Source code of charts
+--

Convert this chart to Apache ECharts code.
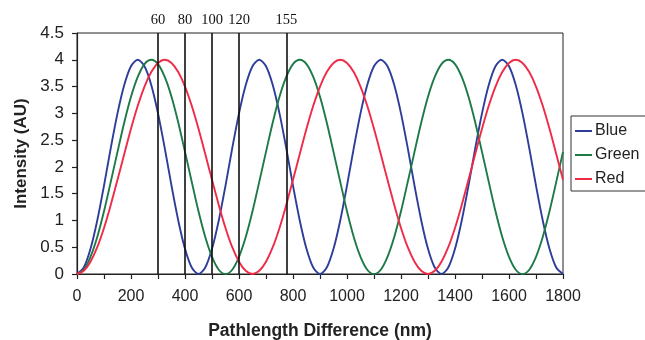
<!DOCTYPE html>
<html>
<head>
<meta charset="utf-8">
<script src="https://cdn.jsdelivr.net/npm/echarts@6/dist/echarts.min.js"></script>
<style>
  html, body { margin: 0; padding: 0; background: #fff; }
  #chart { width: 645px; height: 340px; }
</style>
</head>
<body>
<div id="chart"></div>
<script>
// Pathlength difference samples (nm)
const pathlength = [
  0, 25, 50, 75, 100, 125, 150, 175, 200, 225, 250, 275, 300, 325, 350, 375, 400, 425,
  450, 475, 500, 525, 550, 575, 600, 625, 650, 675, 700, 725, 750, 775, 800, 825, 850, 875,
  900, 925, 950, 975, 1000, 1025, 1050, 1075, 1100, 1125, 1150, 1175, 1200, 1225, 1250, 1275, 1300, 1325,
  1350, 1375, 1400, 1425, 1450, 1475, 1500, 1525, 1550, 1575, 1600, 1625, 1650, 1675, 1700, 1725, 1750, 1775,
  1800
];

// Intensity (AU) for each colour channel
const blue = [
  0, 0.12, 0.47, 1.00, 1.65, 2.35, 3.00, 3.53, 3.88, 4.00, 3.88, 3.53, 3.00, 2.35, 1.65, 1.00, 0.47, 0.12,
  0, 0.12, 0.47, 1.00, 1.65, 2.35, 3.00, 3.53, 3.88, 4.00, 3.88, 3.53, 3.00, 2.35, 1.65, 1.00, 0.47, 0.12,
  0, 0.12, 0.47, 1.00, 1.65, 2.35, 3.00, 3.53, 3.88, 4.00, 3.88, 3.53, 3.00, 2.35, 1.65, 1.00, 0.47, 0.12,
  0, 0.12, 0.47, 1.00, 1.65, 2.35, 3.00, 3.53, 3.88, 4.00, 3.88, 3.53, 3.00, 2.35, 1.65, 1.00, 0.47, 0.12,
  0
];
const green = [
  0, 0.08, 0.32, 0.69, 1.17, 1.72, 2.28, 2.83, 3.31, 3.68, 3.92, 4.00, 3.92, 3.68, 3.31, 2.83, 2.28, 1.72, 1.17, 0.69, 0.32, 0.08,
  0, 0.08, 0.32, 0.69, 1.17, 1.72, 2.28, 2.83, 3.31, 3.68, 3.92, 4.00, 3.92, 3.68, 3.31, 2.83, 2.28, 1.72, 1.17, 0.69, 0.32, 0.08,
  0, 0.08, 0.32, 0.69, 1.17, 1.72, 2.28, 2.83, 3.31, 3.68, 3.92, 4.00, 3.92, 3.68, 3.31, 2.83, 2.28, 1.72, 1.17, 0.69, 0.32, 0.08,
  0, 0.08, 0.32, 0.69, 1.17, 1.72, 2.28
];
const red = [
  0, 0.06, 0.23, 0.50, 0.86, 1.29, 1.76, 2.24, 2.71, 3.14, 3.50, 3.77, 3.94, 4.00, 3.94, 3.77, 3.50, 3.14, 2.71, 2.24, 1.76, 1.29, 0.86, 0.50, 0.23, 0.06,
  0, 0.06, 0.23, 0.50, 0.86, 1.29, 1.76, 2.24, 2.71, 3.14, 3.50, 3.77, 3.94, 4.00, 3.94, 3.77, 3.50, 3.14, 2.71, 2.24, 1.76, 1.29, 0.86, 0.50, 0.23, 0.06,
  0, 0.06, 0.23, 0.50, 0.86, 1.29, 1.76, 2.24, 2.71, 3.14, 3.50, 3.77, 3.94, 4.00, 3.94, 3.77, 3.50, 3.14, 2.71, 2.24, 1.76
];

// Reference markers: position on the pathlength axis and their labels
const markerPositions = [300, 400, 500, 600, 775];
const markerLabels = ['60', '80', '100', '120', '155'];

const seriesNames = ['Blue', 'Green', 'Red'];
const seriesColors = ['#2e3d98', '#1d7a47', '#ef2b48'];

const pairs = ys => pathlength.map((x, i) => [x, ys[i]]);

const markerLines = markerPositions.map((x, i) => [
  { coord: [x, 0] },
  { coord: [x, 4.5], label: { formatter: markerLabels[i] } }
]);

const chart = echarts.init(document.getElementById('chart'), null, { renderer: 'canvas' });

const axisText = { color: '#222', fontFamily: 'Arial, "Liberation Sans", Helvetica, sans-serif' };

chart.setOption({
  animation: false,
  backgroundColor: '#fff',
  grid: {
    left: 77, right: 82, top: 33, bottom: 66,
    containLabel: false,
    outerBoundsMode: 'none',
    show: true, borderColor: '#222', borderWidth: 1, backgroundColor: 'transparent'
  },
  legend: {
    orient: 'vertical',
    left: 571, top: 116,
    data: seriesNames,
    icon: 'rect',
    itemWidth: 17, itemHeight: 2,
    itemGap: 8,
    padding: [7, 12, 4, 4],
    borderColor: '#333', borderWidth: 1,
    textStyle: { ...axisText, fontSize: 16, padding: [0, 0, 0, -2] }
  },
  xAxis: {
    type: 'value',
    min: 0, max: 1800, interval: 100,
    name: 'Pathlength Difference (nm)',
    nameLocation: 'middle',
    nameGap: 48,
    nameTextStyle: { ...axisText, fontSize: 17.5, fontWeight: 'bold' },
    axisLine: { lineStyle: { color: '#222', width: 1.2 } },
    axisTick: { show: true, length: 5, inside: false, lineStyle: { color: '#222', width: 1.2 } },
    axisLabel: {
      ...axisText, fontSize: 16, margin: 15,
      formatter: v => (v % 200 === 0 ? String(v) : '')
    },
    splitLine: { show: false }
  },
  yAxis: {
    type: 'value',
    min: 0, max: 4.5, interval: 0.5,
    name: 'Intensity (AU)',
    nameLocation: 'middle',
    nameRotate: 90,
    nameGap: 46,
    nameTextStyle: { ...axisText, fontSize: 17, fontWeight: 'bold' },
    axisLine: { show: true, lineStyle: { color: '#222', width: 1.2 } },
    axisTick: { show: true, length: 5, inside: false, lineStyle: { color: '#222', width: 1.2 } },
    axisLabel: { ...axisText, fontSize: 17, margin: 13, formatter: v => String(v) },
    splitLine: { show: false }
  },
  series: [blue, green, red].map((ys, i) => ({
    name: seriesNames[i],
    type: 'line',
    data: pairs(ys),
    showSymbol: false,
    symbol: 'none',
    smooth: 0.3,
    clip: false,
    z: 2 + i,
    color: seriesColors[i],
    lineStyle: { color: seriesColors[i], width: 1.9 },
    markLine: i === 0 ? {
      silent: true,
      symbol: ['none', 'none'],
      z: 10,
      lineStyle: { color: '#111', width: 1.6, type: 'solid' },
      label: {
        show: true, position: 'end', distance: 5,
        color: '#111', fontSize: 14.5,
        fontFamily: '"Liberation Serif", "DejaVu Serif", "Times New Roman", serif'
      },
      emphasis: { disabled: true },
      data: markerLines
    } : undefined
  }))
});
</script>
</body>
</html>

+--

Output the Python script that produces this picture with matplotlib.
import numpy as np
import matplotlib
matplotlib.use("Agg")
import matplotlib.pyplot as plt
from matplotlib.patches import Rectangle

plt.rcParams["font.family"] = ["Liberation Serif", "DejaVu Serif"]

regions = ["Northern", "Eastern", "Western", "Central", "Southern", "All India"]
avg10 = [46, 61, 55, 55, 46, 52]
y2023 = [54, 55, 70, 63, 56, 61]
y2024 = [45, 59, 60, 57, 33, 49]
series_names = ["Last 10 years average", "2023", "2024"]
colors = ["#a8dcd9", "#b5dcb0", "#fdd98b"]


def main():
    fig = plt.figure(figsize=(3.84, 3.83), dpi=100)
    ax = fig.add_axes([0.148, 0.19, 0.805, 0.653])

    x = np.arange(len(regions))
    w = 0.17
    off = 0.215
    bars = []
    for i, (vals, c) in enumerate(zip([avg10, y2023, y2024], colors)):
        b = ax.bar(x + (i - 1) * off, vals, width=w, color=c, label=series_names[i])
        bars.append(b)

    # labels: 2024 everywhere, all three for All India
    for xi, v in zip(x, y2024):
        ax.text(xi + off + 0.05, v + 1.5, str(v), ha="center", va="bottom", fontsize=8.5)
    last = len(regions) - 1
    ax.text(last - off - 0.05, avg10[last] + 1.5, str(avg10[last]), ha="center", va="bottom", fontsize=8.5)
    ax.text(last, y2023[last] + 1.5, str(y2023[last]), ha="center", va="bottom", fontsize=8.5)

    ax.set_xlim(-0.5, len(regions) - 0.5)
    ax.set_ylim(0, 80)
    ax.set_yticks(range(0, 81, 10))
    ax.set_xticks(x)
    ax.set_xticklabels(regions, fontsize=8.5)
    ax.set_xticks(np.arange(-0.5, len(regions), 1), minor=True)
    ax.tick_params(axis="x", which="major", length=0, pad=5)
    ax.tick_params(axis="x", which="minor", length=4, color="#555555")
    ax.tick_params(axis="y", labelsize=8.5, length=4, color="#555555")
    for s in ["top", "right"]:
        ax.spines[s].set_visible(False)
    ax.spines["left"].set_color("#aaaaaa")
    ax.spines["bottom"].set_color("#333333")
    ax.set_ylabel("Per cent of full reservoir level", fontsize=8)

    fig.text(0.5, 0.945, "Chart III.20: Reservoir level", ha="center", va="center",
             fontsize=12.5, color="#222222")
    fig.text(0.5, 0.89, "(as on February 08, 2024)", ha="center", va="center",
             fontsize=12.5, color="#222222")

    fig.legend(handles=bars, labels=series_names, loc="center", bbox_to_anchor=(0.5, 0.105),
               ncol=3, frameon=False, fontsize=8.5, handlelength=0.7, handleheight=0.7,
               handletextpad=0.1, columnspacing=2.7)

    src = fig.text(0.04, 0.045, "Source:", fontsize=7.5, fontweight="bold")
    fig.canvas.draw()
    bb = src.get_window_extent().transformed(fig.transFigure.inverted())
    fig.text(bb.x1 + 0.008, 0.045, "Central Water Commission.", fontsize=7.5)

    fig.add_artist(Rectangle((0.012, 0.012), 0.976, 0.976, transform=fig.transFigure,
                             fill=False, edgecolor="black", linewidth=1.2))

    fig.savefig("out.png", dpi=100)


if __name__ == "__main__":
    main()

+--

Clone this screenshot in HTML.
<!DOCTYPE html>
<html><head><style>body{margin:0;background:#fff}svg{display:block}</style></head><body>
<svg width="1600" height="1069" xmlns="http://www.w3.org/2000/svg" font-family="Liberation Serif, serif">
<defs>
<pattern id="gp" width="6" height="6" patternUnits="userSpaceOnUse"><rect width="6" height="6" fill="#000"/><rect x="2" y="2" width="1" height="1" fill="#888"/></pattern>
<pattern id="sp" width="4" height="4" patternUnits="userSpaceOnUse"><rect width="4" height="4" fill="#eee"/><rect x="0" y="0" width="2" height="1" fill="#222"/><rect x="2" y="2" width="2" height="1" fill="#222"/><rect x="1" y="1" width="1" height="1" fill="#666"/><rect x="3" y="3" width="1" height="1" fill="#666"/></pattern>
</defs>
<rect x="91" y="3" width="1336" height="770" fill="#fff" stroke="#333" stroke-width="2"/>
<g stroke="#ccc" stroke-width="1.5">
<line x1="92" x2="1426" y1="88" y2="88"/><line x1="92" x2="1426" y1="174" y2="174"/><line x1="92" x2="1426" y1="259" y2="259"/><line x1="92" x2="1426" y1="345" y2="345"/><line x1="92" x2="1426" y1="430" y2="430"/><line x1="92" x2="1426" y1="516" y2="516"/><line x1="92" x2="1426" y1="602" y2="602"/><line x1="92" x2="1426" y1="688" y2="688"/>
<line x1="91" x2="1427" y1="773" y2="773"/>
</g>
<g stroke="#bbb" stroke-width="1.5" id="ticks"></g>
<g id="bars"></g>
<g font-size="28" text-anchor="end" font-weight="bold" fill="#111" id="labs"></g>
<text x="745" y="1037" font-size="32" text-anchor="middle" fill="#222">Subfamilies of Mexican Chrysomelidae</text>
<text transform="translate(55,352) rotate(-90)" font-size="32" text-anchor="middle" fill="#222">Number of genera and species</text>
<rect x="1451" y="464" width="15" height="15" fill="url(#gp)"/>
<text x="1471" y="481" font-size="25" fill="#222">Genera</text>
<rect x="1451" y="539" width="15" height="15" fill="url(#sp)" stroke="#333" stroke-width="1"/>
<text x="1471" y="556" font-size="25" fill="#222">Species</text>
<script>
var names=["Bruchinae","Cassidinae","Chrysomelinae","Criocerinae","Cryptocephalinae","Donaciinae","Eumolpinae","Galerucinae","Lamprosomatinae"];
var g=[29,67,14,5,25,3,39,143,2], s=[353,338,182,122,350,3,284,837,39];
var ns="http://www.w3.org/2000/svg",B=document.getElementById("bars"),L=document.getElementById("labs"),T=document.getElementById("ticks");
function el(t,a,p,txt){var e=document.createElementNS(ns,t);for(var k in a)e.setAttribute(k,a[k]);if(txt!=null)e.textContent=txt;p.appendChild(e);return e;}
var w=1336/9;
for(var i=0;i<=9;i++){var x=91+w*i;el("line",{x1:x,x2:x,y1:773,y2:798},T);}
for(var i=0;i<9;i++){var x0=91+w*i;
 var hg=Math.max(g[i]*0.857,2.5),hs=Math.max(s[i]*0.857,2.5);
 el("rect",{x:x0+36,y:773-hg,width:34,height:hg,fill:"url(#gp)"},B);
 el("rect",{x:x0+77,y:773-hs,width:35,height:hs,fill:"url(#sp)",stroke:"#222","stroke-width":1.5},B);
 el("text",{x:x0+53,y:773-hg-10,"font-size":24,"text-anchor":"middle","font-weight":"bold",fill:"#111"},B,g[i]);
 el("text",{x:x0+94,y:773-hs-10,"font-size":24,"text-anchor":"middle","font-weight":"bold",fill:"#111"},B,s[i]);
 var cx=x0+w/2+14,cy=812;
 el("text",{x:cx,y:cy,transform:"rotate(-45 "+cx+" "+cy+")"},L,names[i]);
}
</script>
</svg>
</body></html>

+--

-- EXERCISE TASK --
Go back over the listing above and copy exactly the lines that begin at the line with "Output the Python" and stop after the line with "ax.text(last, y2023[last] +"; leave out every other line.

-- SOLUTION FOR THIS PROBLEM --
Output the Python script that produces this picture with matplotlib.
import numpy as np
import matplotlib
matplotlib.use("Agg")
import matplotlib.pyplot as plt
from matplotlib.patches import Rectangle

plt.rcParams["font.family"] = ["Liberation Serif", "DejaVu Serif"]

regions = ["Northern", "Eastern", "Western", "Central", "Southern", "All India"]
avg10 = [46, 61, 55, 55, 46, 52]
y2023 = [54, 55, 70, 63, 56, 61]
y2024 = [45, 59, 60, 57, 33, 49]
series_names = ["Last 10 years average", "2023", "2024"]
colors = ["#a8dcd9", "#b5dcb0", "#fdd98b"]


def main():
    fig = plt.figure(figsize=(3.84, 3.83), dpi=100)
    ax = fig.add_axes([0.148, 0.19, 0.805, 0.653])

    x = np.arange(len(regions))
    w = 0.17
    off = 0.215
    bars = []
    for i, (vals, c) in enumerate(zip([avg10, y2023, y2024], colors)):
        b = ax.bar(x + (i - 1) * off, vals, width=w, color=c, label=series_names[i])
        bars.append(b)

    # labels: 2024 everywhere, all three for All India
    for xi, v in zip(x, y2024):
        ax.text(xi + off + 0.05, v + 1.5, str(v), ha="center", va="bottom", fontsize=8.5)
    last = len(regions) - 1
    ax.text(last - off - 0.05, avg10[last] + 1.5, str(avg10[last]), ha="center", va="bottom", fontsize=8.5)
    ax.text(last, y2023[last] + 1.5, str(y2023[last]), ha="center", va="bottom", fontsize=8.5)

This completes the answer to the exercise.